Here are direct quotes from each provider’s policy on cooperating with government.

Amazon Web Services: Protection of Amazon.com and Others – Amazon.com
"We release account and other personal information when we believe release is appropriate to comply with the law; enforce or apply our Conditions of Use and other agreements; or protect the rights, property, or safety of Amazon.com, our users, or others."

Facebook: Responding to legal requests and preventing harm – Facebook Data Use Policy
"We may access, preserve and share your information in response to a legal request (like a search warrant, court order or subpoena) if we have a good faith belief that the law requires us to do so."

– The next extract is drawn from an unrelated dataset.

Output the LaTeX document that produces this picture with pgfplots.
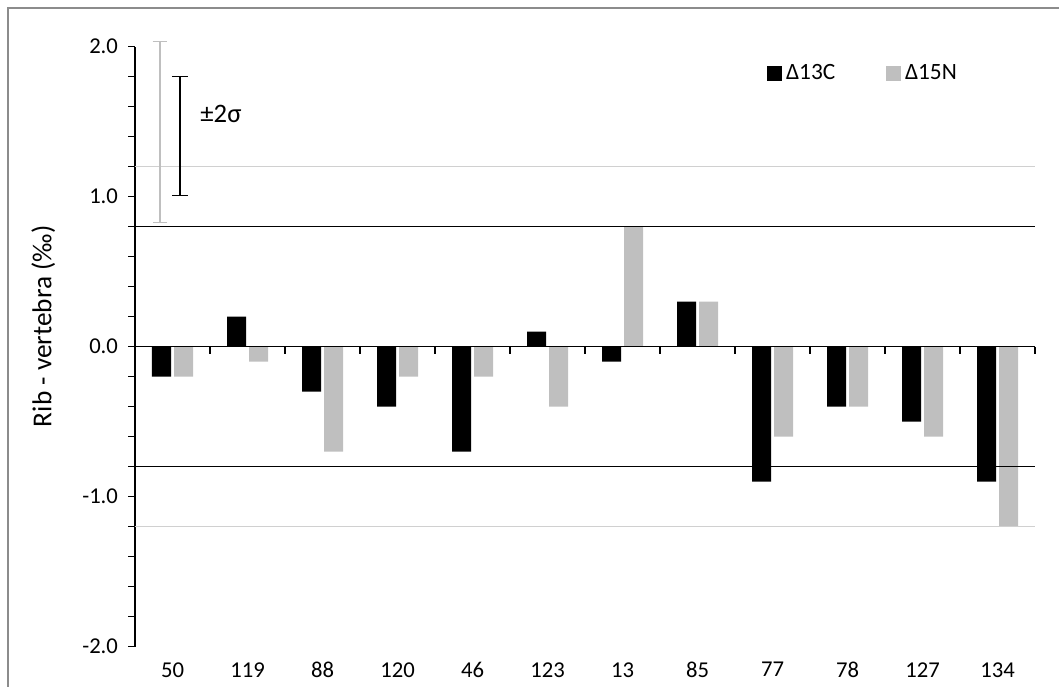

Google Docs/Drive: Information We Share (for Legal Reasons) – Google.com
"We will share personal information with companies, organizations or individuals outside of Google if we have a good-faith belief that access, use, preservation or disclosure of the information is reasonably necessary to:
  • meet any applicable law, regulation, legal process or enforceable governmental request."
Microsoft Office 365: Sharing or Disclosing Personal Information – Microsoft.com Privacy Statements
"We also may share or disclose personal information, including the content of your communications:
  • To comply with the law or respond to legal process or lawful requests, including from law enforcement and government agencies."
Rackspace: Disclosure of Personal Information – Rackspace.com Privacy Statement
"In particular, we may release the information we collect to third parties when we believe it is appropriate to comply with the law, to enforce our legal rights, to protect the rights and safety of others, or to assist with industry efforts to control fraud, spam or other undesirable conduct."


If you want to check your own provider, here’s how: Locate their Privacy Policy page (or Terms of Service if they don't have one). Search for text related to "legal process," "compliance with law" or similar language. If you aren't sure, email the provider's Customer Service department and ask.

Most businesses will cooperate with law enforcement in the course of a criminal investigation. These efforts require a warrant and are supervised. That’s not what this Tech Tip is about.

This is about whether your data is safe from government surveillance when using public cloud providers. According to their own terms & policies…it's not.